Fine hand painted furniture had its beginnings with the use of resin lacquer in china about 3500 years ago.
Fast forward to Marco Polo, who was thought to have brought examples of the highly-developed state of Chinese lacquer to Italy as early as 1283 A.D. Within the next 100 years the Italian Renaissance had its beginnings and the Venetian school of artisans was in full sway by the early 1500's.
The English began to engage in the China trade during Elizabeth I's reign in the late 1500's. Trade expansion in the late 1600's saw the importation of hand painted Chinese lacquered panels to England, followed by their incorporation into hand painted furniture by English cabinetmakers.

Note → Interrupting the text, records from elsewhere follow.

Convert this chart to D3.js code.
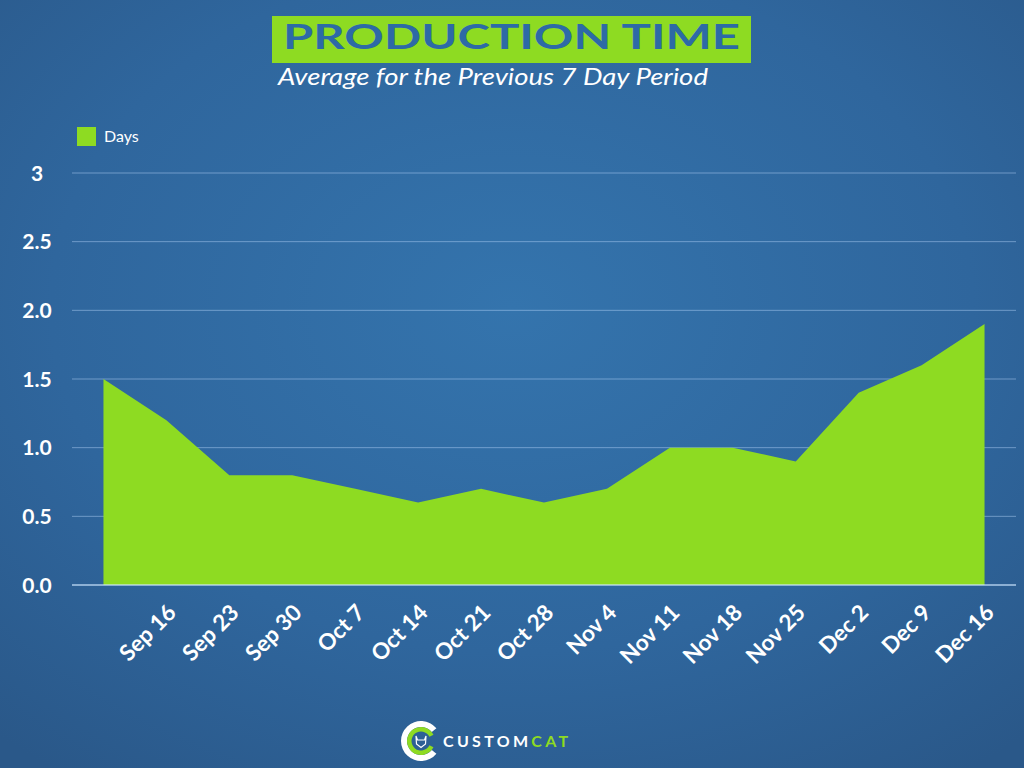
<!DOCTYPE html>
<html>
<head>
<meta charset="utf-8">
<script src="https://cdn.jsdelivr.net/npm/d3@7"></script>
<style>
  html, body { margin: 0; padding: 0; background: #2e6399; }
  svg { display: block; }
</style>
</head>
<body>
<svg id="chart" width="1024" height="768"></svg>
<script>
// ---- data ----
const weekLabels = ["", "Sep 16", "Sep 23", "Sep 30", "Oct 7", "Oct 14", "Oct 21", "Oct 28",
                    "Nov 4", "Nov 11", "Nov 18", "Nov 25", "Dec 2", "Dec 9", "Dec 16"];
const daysValues = [1.5, 1.2, 0.8, 0.8, 0.7, 0.6, 0.7, 0.6, 0.7, 1.0, 1.0, 0.9, 1.4, 1.6, 1.9];
const yTickValues = [0, 0.5, 1.0, 1.5, 2.0, 2.5, 3];
const yTickLabels = ["0.0", "0.5", "1.0", "1.5", "2.0", "2.5", "3"];
const seriesName = "Days";
const titleText = "PRODUCTION TIME";
const subtitleText = "Average for the Previous 7 Day Period";

// ---- setup ----
const W = 1024, H = 768;
const green = "#8edb22";
const svg = d3.select("#chart");

const defs = svg.append("defs");
const grad = defs.append("radialGradient").attr("id", "bg")
  .attr("cx", "0.5").attr("cy", "0.4").attr("r", "0.75");
grad.append("stop").attr("offset", "0").attr("stop-color", "#3474ad");
grad.append("stop").attr("offset", "0.6").attr("stop-color", "#2f669d");
grad.append("stop").attr("offset", "1").attr("stop-color", "#2a5889");
svg.append("rect").attr("width", W).attr("height", H).attr("fill", "url(#bg)");

const x = d3.scalePoint().domain(d3.range(weekLabels.length)).range([72, 1016]).padding(0.5);
const y = d3.scaleLinear().domain([0, 3]).range([585, 173]);

// gridlines
svg.append("g").selectAll("line").data(yTickValues.filter(v => v > 0)).join("line")
  .attr("x1", 72).attr("x2", 1016)
  .attr("y1", d => y(d)).attr("y2", d => y(d))
  .attr("stroke", "rgba(190,220,255,0.45)").attr("stroke-width", 1);

// area
const area = d3.area()
  .x((d, i) => x(i))
  .y0(y(0))
  .y1(d => y(d));
svg.append("path").datum(daysValues)
  .attr("d", area)
  .attr("fill", green);

// baseline
svg.append("line")
  .attr("x1", 72).attr("x2", 1016).attr("y1", y(0)).attr("y2", y(0))
  .attr("stroke", "rgba(205,230,255,0.8)").attr("stroke-width", 1.5);

// y labels
svg.append("g").selectAll("text").data(yTickValues).join("text")
  .attr("x", 37).attr("y", d => y(d))
  .attr("dy", "0.36em")
  .attr("text-anchor", "middle")
  .attr("font-family", "Lato, sans-serif").attr("font-weight", 700)
  .attr("font-size", 21).attr("fill", "#ffffff")
  .text((d, i) => yTickLabels[i]);

// x labels
svg.append("g").selectAll("text").data(weekLabels).join("text")
  .attr("transform", (d, i) => `translate(${x(i) + 11},${y(0) + 29}) rotate(-45)`)
  .attr("text-anchor", "end")
  .attr("font-family", "Lato, sans-serif").attr("font-weight", 700)
  .attr("font-size", 22.5).attr("fill", "#ffffff")
  .text(d => d);

// legend
svg.append("rect").attr("x", 77).attr("y", 127).attr("width", 19).attr("height", 19).attr("fill", green);
svg.append("text").attr("x", 104).attr("y", 142)
  .attr("font-family", "Lato, sans-serif").attr("font-size", 16).attr("fill", "#ffffff")
  .text(seriesName);

// title
svg.append("rect").attr("x", 272).attr("y", 16).attr("width", 479).attr("height", 47).attr("fill", green);
svg.append("text").attr("x", 283).attr("y", 49)
  .attr("font-family", "Lato, sans-serif").attr("font-weight", 700)
  .attr("font-size", 35).attr("fill", "#2d6aa6")
  .attr("textLength", 457).attr("lengthAdjust", "spacingAndGlyphs")
  .text(titleText);
svg.append("text").attr("x", 278).attr("y", 85)
  .attr("font-family", "Lato, sans-serif").attr("font-style", "italic")
  .attr("font-size", 23).attr("fill", "#ffffff")
  .attr("textLength", 430).attr("lengthAdjust", "spacingAndGlyphs")
  .text(subtitleText);

// logo
const logo = svg.append("g").attr("transform", "translate(421,741)");
const arcW = d3.arc().innerRadius(14).outerRadius(20).startAngle(Math.PI * 0.72).endAngle(Math.PI * 2.28);
logo.append("path").attr("d", arcW()).attr("fill", "#ffffff");
const arcG = d3.arc().innerRadius(9.5).outerRadius(14).startAngle(Math.PI * 0.65).endAngle(Math.PI * 2.35);
logo.append("path").attr("d", arcG()).attr("fill", green);
logo.append("path").attr("d", "M-5,-5 L-3.5,-1 L3.5,-1 L5,-5 L4.5,3 L0,6.5 L-4.5,3 Z")
  .attr("fill", "none").attr("stroke", "#ffffff").attr("stroke-width", 1.2);
const logoText = svg.append("text").attr("x", 443).attr("y", 747)
  .attr("font-family", "Lato, sans-serif").attr("font-weight", 700)
  .attr("font-size", 16).attr("letter-spacing", 3.3);
logoText.append("tspan").attr("fill", "#ffffff").text("CUSTOM");
logoText.append("tspan").attr("fill", green).text("CAT");
</script>
</body>
</html>
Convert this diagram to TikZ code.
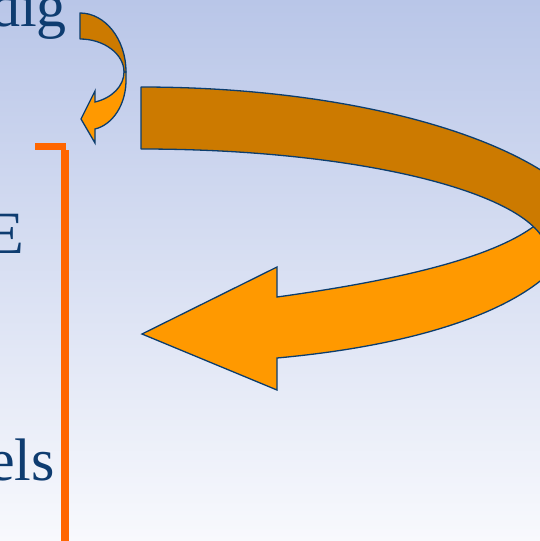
\documentclass[tikz,border=0pt]{standalone}
\usepackage{fontspec}
\setmainfont{Liberation Serif}
\definecolor{bgtop}{HTML}{B9C6E8}
\definecolor{bgbottom}{HTML}{F8F9FD}
\definecolor{textblue}{HTML}{0E3C70}
\definecolor{darkorange}{HTML}{CC7A00}
\definecolor{lightorange}{HTML}{FF9900}
\definecolor{outline}{HTML}{0B3D6E}
\definecolor{marker}{HTML}{FF6600}

\begin{document}
\begin{tikzpicture}[
    x=1pt, y=-1pt,
    slidetext/.style={font=\fontsize{60}{72}\selectfont, text=textblue, inner sep=0pt, anchor=base east},
    backpart/.style={fill=darkorange, draw=outline, line width=1.3pt, line join=round},
    frontpart/.style={fill=lightorange, draw=outline, line width=1.3pt, line join=miter},
    bar/.style={fill=marker}
]

% BACKGROUND
\clip (0,0) rectangle (540,541);
\shade[top color=bgtop, bottom color=bgbottom] (0,0) rectangle (540,541);

% TEXT
\node[slidetext] (word1) at (67,26)  {dig};
\node[slidetext] (word2) at (24,253) {E};
\node[slidetext] (word3) at (55,480) {els};

% BRACKET
\fill[bar] (35,143) rectangle (66,150);
\fill[bar] (61,150) rectangle (69,541);

% SMALL ARROW
\draw[frontpart] (124,72) .. controls (124,86) and (112,98) .. (95,102)
    -- (95,91) -- (81,119) -- (95,143) -- (95,129)
    .. controls (112,125) and (127,105) .. (126,77) -- (126,72) -- cycle;
\draw[backpart] (80,13) .. controls (105,13) and (126,39) .. (126,72)
    -- (124,72) .. controls (124,54) and (104,39) .. (80,39) -- cycle;

% BIG ARROW
\draw[frontpart] (533,227) .. controls (490,258) and (400,280) .. (277,297)
    -- (277,267) -- (142,334) -- (277,390) -- (277,358)
    .. controls (420,345) and (520,310) .. (560,262) -- (620,200) -- cycle;
\draw[backpart] (141,87) .. controls (397,87) and (604,162) .. (604,255)
    -- (548,255) .. controls (548,196) and (366,149) .. (141,149) -- cycle;

\end{tikzpicture}
\end{document}
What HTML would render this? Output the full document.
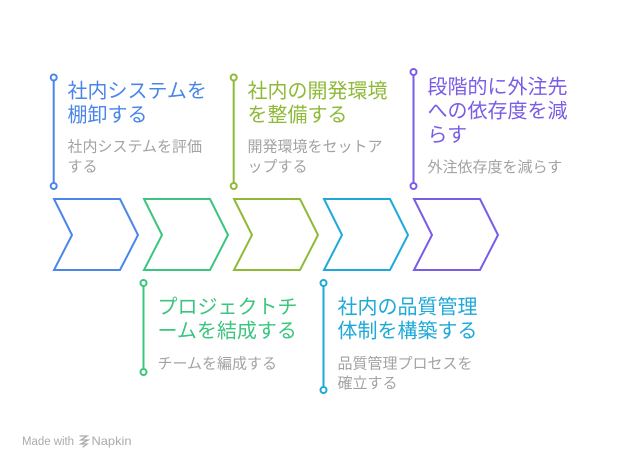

Meanwhile, in France the stage was set for the beginning of the golden age of hand painted furniture. Louis XIV presided over Versailles and the French baroque period characterized by bombé chests and extensive use of ormolu (also called “mosaic gold”, an alloy of copper and zinc), cast brass or bronze gilded over fire with an amalgam of gold and mercury (used for furniture mounts), gold powder, and intricate inlaid woods. An almost 60-year reign by his successor, Louis XV, in the mid-18th century was a period in which France dominated hand painted furniture design and set the pace for the rest of Europe. The grand scale of the baroque gave way to the delicate ornamentation of rococo style, more compatible with the intimate room settings of the period.
In the beginning of the eighteenth century, Venetian society prospered because of the more than 450 families of nobility in residence, half of which were extremely wealthy. The Venetians, who had a love of festivals and elegance, abandoned the early influences of Spanish design and embraced the less formal Parisian approach. However, the tone of Venetian society and of Venetian decoration was livelier and even less formal than the French. Small apartments with intimate salons were all the rage and this permitted the creation of charming interiors decorated with painted ceilings, painted paneling and, of course, painted furniture.
It is here one sees the introduction of hand painted imitations of French ormolu and guilloche (an ornamental pattern or border consisting of paired ribbons or lines flowing in interlaced curves around a series of circular voids), as well as bright colors to enliven dark interiors. The gesso technique of surface preparation insured a fine ground for decoration on frames of all shapes and sizes, some of them bordering on the outlandish by today's standards of taste.
The discovery of the ancient Italian cities of Herculaneum and Pompeii in 1738 and 1748 ushered in a period of neoclassicism that quickly found its way into hand painted furniture design and decoration. Through the influence of many, including Englishman Robert Adam, European design prominence incorporated and transcended the oriental. Louis XVI passed onto, then off the political scene, and hand painted furniture modes veered toward more austere directoire and empire lines.
A gilded era in hand painted furniture had passed, but the legacy lingers today. According to their various tastes, 20th century collectors and interior designers prize hand painted furniture of the 18th century period for a variety of reasons — workmanship, fineness of line, richness of ornamentation, and reflection of an opulent time not likely to be repeated.